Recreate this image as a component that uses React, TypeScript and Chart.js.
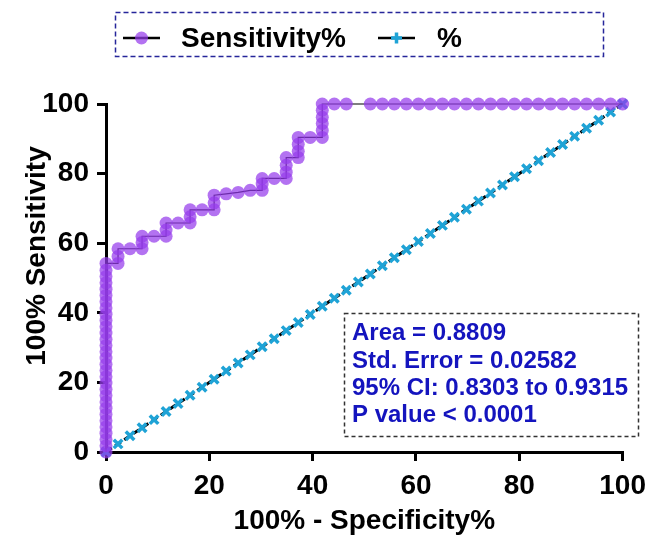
import React, { useEffect, useRef } from 'react';
import { Chart, registerables } from 'chart.js';
Chart.register(...registerables);

const FONT = '"Liberation Sans", Arial, Helvetica, sans-serif';

const seriesLabels = ['Sensitivity%', '%'];
const xTitle = '100% - Specificity%';
const yTitle = '100% Sensitivity';
const statsLines = ['Area = 0.8809', 'Std. Error = 0.02582', '95% CI: 0.8303 to 0.9315', 'P value < 0.0001'];

const rocX = [
  0, 0, 0, 0, 0, 0, 0, 0, 0, 0, 0, 0, 0, 0, 0, 0, 0, 0, 0, 0, 0, 0, 0, 0, 0, 0, 0, 0, 0, 0, 0,
  2.33, 2.33, 2.33,
  4.65,
  6.98, 6.98, 6.98,
  9.3,
  11.63, 11.63, 11.63,
  13.95,
  16.28, 16.28, 16.28,
  18.6,
  20.93, 20.93, 20.93,
  23.26,
  25.58,
  27.91,
  30.23, 30.23, 30.23,
  32.56,
  34.88, 34.88, 34.88, 34.88,
  37.21, 37.21, 37.21, 37.21,
  39.53,
  41.86, 41.86, 41.86, 41.86, 41.86, 41.86,
  44.19, 46.51, 51.16, 53.49, 55.81, 58.14, 60.47, 62.79, 65.12, 67.44, 69.77, 72.09,
  74.42, 76.74, 79.07, 81.4, 83.72, 86.05, 88.37, 90.7, 93.02, 95.35, 97.67, 100,
];
const rocY = [
  0, 1.8, 3.6, 5.4, 7.2, 9, 10.8, 12.6, 14.4, 16.2, 18, 19.8, 21.6, 23.4, 25.2, 27, 28.8, 30.6, 32.4,
  34.2, 36, 37.8, 39.6, 41.4, 43.2, 45, 46.8, 48.6, 50.4, 52.2, 54.2,
  54.2, 56.2, 58.4,
  58.4,
  58.4, 60.2, 62,
  62,
  62, 63.8, 65.8,
  65.8,
  65.8, 67.6, 69.6,
  69.6,
  69.6, 71.6, 73.8,
  74.2,
  74.6,
  75.2,
  75.2, 77, 78.6,
  78.6,
  78.6, 80.4, 82.4, 84.6,
  84.6, 86.4, 88.4, 90.4,
  90.4,
  90.4, 92.4, 94.4, 96.2, 98.2, 100,
  100, 100, 100, 100, 100, 100, 100, 100, 100, 100, 100, 100,
  100, 100, 100, 100, 100, 100, 100, 100, 100, 100, 100, 100,
];
// identity (reference) line: x and y are equal
const refLine = [
  0, 2.33, 4.65, 6.98, 9.3, 11.63, 13.95, 16.28, 18.6, 20.93, 23.26, 25.58, 27.91, 30.23, 32.56,
  34.88, 37.21, 39.53, 41.86, 44.19, 46.51, 48.84, 51.16, 53.49, 55.81, 58.14, 60.47, 62.79,
  65.12, 67.44, 69.77, 72.09, 74.42, 76.74, 79.07, 81.4, 83.72, 86.05, 88.37, 90.7, 93.02,
  95.35, 97.67, 100,
];

const PURPLE = 'rgba(150, 60, 235, 0.72)';
const CYAN = '#1fa3d6';

const overlayPlugin = {
  id: 'overlay',
  afterDraw(chart: any) {
    const ctx = chart.ctx as CanvasRenderingContext2D;
    const ds = chart.data.datasets;
    ctx.save();
    // legend box
    ctx.setLineDash([5, 3]);
    ctx.strokeStyle = '#26269a';
    ctx.lineWidth = 1.5;
    ctx.strokeRect(115.5, 12.5, 488, 44);
    ctx.setLineDash([]);
    const ly = 38;
    ctx.strokeStyle = '#000';
    ctx.lineWidth = 2.5;
    ctx.beginPath();
    ctx.moveTo(123, ly);
    ctx.lineTo(160, ly);
    ctx.stroke();
    ctx.fillStyle = PURPLE;
    ctx.beginPath();
    ctx.arc(141.5, ly, 6.5, 0, Math.PI * 2);
    ctx.fill();
    ctx.fillStyle = '#000';
    ctx.font = `bold 28px ${FONT}`;
    ctx.textBaseline = 'alphabetic';
    ctx.textAlign = 'left';
    ctx.fillText(ds[0].label, 181, 47);
    ctx.strokeStyle = '#000';
    ctx.lineWidth = 2.5;
    ctx.beginPath();
    ctx.moveTo(378, ly);
    ctx.lineTo(415, ly);
    ctx.stroke();
    ctx.strokeStyle = CYAN;
    ctx.lineWidth = 3.5;
    ctx.beginPath();
    ctx.moveTo(396.5 - 5.5, ly);
    ctx.lineTo(396.5 + 5.5, ly);
    ctx.moveTo(396.5, ly - 5.5);
    ctx.lineTo(396.5, ly + 5.5);
    ctx.stroke();
    ctx.fillStyle = '#000';
    ctx.fillText(ds[1].label, 437, 47);

    // y axis title
    ctx.save();
    ctx.translate(37, 256);
    ctx.rotate(-Math.PI / 2);
    ctx.textAlign = 'center';
    ctx.textBaseline = 'middle';
    ctx.font = `bold 28px ${FONT}`;
    ctx.fillStyle = '#000';
    ctx.fillText(yTitle, 0, 0);
    ctx.restore();

    // stats box
    ctx.setLineDash([4, 3]);
    ctx.strokeStyle = '#333';
    ctx.lineWidth = 1.5;
    ctx.strokeRect(344.5, 313.5, 294, 123);
    ctx.setLineDash([]);
    ctx.fillStyle = '#1414be';
    ctx.font = `bold 24px ${FONT}`;
    ctx.textBaseline = 'middle';
    ctx.textAlign = 'left';
    const ys = [333, 361, 388, 415];
    statsLines.forEach((t, i) => ctx.fillText(t, 352, ys[i]));
    ctx.restore();
  },
};

export default function App() {
  const ref = useRef<HTMLCanvasElement | null>(null);
  useEffect(() => {
    if (!ref.current) return;
    const tickFont = { family: FONT, size: 28, weight: 'bold' as const };
    const chart = new Chart(ref.current, {
      type: 'scatter',
      data: {
        datasets: [
          {
            label: seriesLabels[0],
            data: rocX.map((x, i) => ({ x, y: rocY[i] })),
            showLine: true,
            borderColor: '#000',
            borderWidth: 1.2,
            pointStyle: 'circle',
            pointRadius: 6.5,
            pointBackgroundColor: PURPLE,
            pointBorderColor: 'rgba(0,0,0,0)',
            pointBorderWidth: 0,
            clip: false,
          },
          {
            label: seriesLabels[1],
            data: refLine.map((v) => ({ x: v, y: v })),
            showLine: true,
            borderColor: '#000',
            borderWidth: 3,
            borderDash: [7, 4],
            pointStyle: 'crossRot',
            pointRadius: 6,
            pointBorderColor: CYAN,
            pointBackgroundColor: CYAN,
            pointBorderWidth: 3.5,
            clip: false,
          },
        ],
      },
      options: {
        responsive: false,
        animation: false,
        layout: { padding: { top: 104, left: 0, right: 28, bottom: 0 } },
        plugins: { legend: { display: false }, tooltip: { enabled: false } },
        scales: {
          x: {
            type: 'linear',
            min: 0,
            max: 100,
            ticks: { stepSize: 20, font: tickFont, color: '#000', padding: 8 },
            grid: { drawOnChartArea: false, drawTicks: true, tickLength: 9, color: '#000', lineWidth: 3 },
            border: { display: true, color: '#000', width: 3 },
            title: { display: true, text: xTitle, font: { family: FONT, size: 28, weight: 'bold' }, color: '#000', padding: { top: 0, bottom: 0 } },
            afterFit: (s: any) => { s.height = 86; },
          },
          y: {
            type: 'linear',
            min: 0,
            max: 100,
            ticks: { stepSize: 20, font: tickFont, color: '#000', padding: 8 },
            grid: { drawOnChartArea: false, drawTicks: true, tickLength: 9, color: '#000', lineWidth: 3 },
            border: { display: true, color: '#000', width: 3 },
            title: { display: false, text: yTitle },
            afterFit: (s: any) => { s.width = 106; },
          },
        },
      },
      plugins: [overlayPlugin],
    });
    return () => chart.destroy();
  }, []);
  return (
    <div style={{ position: 'absolute', left: 0, top: 0, width: 654, height: 538, background: '#fff' }}>
      <canvas ref={ref} width={654} height={538} style={{ display: 'block' }} />
    </div>
  );
}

........

_What to do_. Return every line containing "React".

_Right answer_.
Recreate this image as a component that uses React, TypeScript and Chart.js.
import React, { useEffect, useRef } from 'react';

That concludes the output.